The latest complaint from Conservative Inc. blogger Dan Riehl is that President Obama — on a visit to Japan — sidestepped a question about the nuclear attack on that country that concluded World War II.

Mr. Riehl writes:

Asked whether or not the bombings of Hiroshima and Nagasaki were the appropriate decision, Obama initially ignored the question. Then in an exchange immediately after when reminded of his failure to answer the question, he simply moved on. Evidently that one’s above his pay grade.

Says John Hinderaker at Powerline: “Every time he goes abroad, he embarrasses himself and sells out his country.”
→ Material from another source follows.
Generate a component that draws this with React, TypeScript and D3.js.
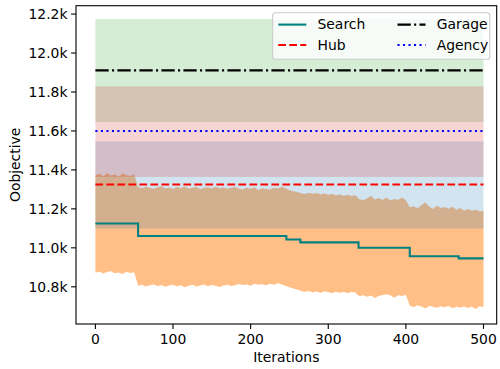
import React from 'react';
import * as d3 from 'd3';

// search band, sampled every 5 iterations (0..500)
const bandIters = d3.range(0, 501, 5);
const searchUpper = [
  11372, 11380, 11368, 11384, 11371, 11377, 11366, 11383, 11374, 11369, 11378,
  11312, 11306, 11314, 11309, 11303, 11311, 11316, 11305, 11310, 11302,
  11312, 11307, 11315, 11304, 11309, 11313, 11301, 11308, 11311, 11304,
  11314, 11306, 11310, 11303, 11309, 11312, 11305, 11300, 11308, 11303,
  11310, 11297, 11306, 11302, 11299, 11308, 11304, 11313, 11306, 11296,
  11290, 11286, 11280, 11276, 11283, 11278, 11281, 11274, 11279, 11272,
  11277, 11270, 11274, 11268, 11273, 11266, 11270, 11250, 11246, 11253,
  11268, 11248, 11256, 11245, 11258, 11243, 11251, 11247, 11258, 11244,
  11208, 11214, 11203, 11219, 11234, 11212, 11199, 11216, 11205, 11209,
  11201, 11211, 11196, 11204, 11192, 11199, 11190, 11195, 11188, 11191,
];
const searchLower = [
  10872, 10878, 10868, 10876, 10880, 10870, 10874, 10866, 10877, 10871, 10875,
  10806, 10810, 10802, 10808, 10812, 10804, 10809, 10800, 10807, 10811,
  10803, 10808, 10798, 10806, 10810, 10802, 10807, 10812, 10803, 10809,
  10805, 10799, 10807, 10811, 10804, 10808, 10814, 10809, 10812, 10806,
  10815, 10810, 10813, 10808, 10816, 10811, 10818, 10812, 10806, 10798,
  10791, 10786, 10779, 10774, 10779, 10771, 10776, 10770, 10777, 10772,
  10768, 10775, 10770, 10773, 10767, 10774, 10769, 10752, 10757, 10749,
  10755, 10742, 10753, 10758, 10762, 10756, 10744, 10757, 10753, 10759,
  10703, 10696, 10705, 10699, 10688, 10702, 10697, 10692, 10700, 10695,
  10701, 10690, 10698, 10694, 10699, 10691, 10697, 10686, 10700, 10696,
];

// search mean (step line)
const searchIters = [0, 55, 246, 264, 339, 405, 468, 500];
const searchMean = [11125, 11061, 11043, 11028, 11000, 10957, 10946, 10946];

// constant baselines: [mean, low, high]
const hubStats = [11325, 11099, 11546];
const garageStats = [11911, 11646, 12174];
const agencyStats = [11600, 11364, 11829];

const xTicks = [0, 100, 200, 300, 400, 500];
const yTicks = [10800, 11000, 11200, 11400, 11600, 11800, 12000, 12200];

const W = 500, H = 369;
const L = 76, R = 496.7, T = 5.7, B = 324;
const font = 'DejaVu Sans, sans-serif';
const fs = 13.9;

const App = () => {
  const x = d3.scaleLinear().domain([-25, 517]).range([L, R]);
  const y = d3.scaleLinear().domain([10609, 12243]).range([B, T]);

  const bandPts = bandIters.map((it, i) => ({ it, lo: searchLower[i], hi: searchUpper[i] }));
  const band = d3.area<any>().x(d => x(d.it)).y0(d => y(d.lo)).y1(d => y(d.hi))(bandPts);

  const line = d3.line<any>().x(d => x(d.it)).y(d => y(d.v)).curve(d3.curveStepAfter)(
    searchIters.map((it, i) => ({ it, v: searchMean[i] }))
  );

  const flat = (s) => ({ x0: x(0), x1: x(500), m: y(s[0]), lo: y(s[1]), hi: y(s[2]) });
  const hub = flat(hubStats), garage = flat(garageStats), agency = flat(agencyStats);

  const lw = 2.08;
  const styles = {
    search: { stroke: 'teal', dash: null },
    hub: { stroke: 'red', dash: '7.7,3.3' },
    garage: { stroke: 'black', dash: '13.3,3.3,2.1,3.3' },
    agency: { stroke: 'blue', dash: '2.1,3.4' },
  };

  const legendItems = [
    { key: 'search', label: 'Search', col: 0, row: 0 },
    { key: 'hub', label: 'Hub', col: 0, row: 1 },
    { key: 'garage', label: 'Garage', col: 1, row: 0 },
    { key: 'agency', label: 'Agency', col: 1, row: 1 },
  ];
  const lgX = 272.7, lgY = 12.7, lgW = 217, lgH = 46.5;
  const colX = [278.3, 397.5];
  const rowY = [24.6, 45];

  return (
    <svg width={W} height={H} style={{ position: 'absolute', left: 0, top: 0, background: 'white' }}
      fontFamily={font} fontSize={fs}>
      <rect x={0} y={0} width={W} height={H} fill="white" />
      <path d={band} fill="#ff7f0e" fillOpacity={0.5} />
      <rect x={hub.x0} width={hub.x1 - hub.x0} y={hub.hi} height={hub.lo - hub.hi} fill="#1f77b4" fillOpacity={0.2} />
      <rect x={garage.x0} width={garage.x1 - garage.x0} y={garage.hi} height={garage.lo - garage.hi} fill="#2ca02c" fillOpacity={0.2} />
      <rect x={agency.x0} width={agency.x1 - agency.x0} y={agency.hi} height={agency.lo - agency.hi} fill="#d62728" fillOpacity={0.2} />

      <path d={line} fill="none" stroke={styles.search.stroke} strokeWidth={lw} />
      <line x1={hub.x0} x2={hub.x1} y1={hub.m} y2={hub.m} stroke="red" strokeWidth={lw} strokeDasharray={styles.hub.dash} />
      <line x1={garage.x0} x2={garage.x1} y1={garage.m} y2={garage.m} stroke="black" strokeWidth={lw} strokeDasharray={styles.garage.dash} />
      <line x1={agency.x0} x2={agency.x1} y1={agency.m} y2={agency.m} stroke="blue" strokeWidth={lw} strokeDasharray={styles.agency.dash} />

      {/* axes frame */}
      <rect x={L} y={T} width={R - L} height={B - T} fill="none" stroke="black" strokeWidth={1.1} />

      {xTicks.map(t => (
        <g key={t} transform={`translate(${x(t)},${B})`}>
          <line y1={0} y2={4.9} stroke="black" strokeWidth={1.1} />
          <text y={20} textAnchor="middle">{t}</text>
        </g>
      ))}
      {yTicks.map(t => (
        <g key={t} transform={`translate(${L},${y(t)})`}>
          <line x1={0} x2={-4.9} stroke="black" strokeWidth={1.1} />
          <text x={-8.5} dy="0.35em" textAnchor="end">{(t / 1000).toFixed(1) + 'k'}</text>
        </g>
      ))}

      <text x={(L + R) / 2} y={362} textAnchor="middle">Iterations</text>
      <text transform={`translate(19.5,${(T + B) / 2}) rotate(-90)`} textAnchor="middle">Oobjective</text>

      {/* legend */}
      <rect x={lgX} y={lgY} width={lgW} height={lgH} rx={2.8} fill="white" fillOpacity={0.8} stroke="#cccccc" strokeWidth={1.1} />
      {legendItems.map(it => {
        const s = styles[it.key];
        const hx = colX[it.col], hy = rowY[it.row];
        return (
          <g key={it.key}>
            <line x1={hx} x2={hx + 28} y1={hy} y2={hy} stroke={s.stroke} strokeWidth={lw}
              strokeDasharray={s.dash || undefined} />
            <text x={hx + 39.2} y={hy} dy="0.35em">{it.label}</text>
          </g>
        );
      })}
    </svg>
  );
};

export default App;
How dismaying that a loud subset of the right so consistently demands that President Obama privilege their childish desire for self-righteous rhetoric above the actual demands of statesmanship. What good would it possibly do to tell the Japanese, “Yes, I think it was right to incinerate your cities”? It wouldn’t do any good. On the other side of the ledger, it would antagonize an allied nation, put its leadership in a difficult spot that might impede its ability to help the United States. President Obama is also endeavoring to slow nuclear proliferation, so it would hardly due to have headlines in Iranian newspapers pointing out that even as he demands that other nations give up nuclear weapons, he is saying that their only actual use in history was justified.

Asked whether the bombings of Hiroshima and Nagasaki were justified, President Obama correctly calculated that answering either yes or no would harm American interests, so he gave neither answer, the wisest course available to him, even if it didn’t satisfy the jingoistic vanity of certain critics.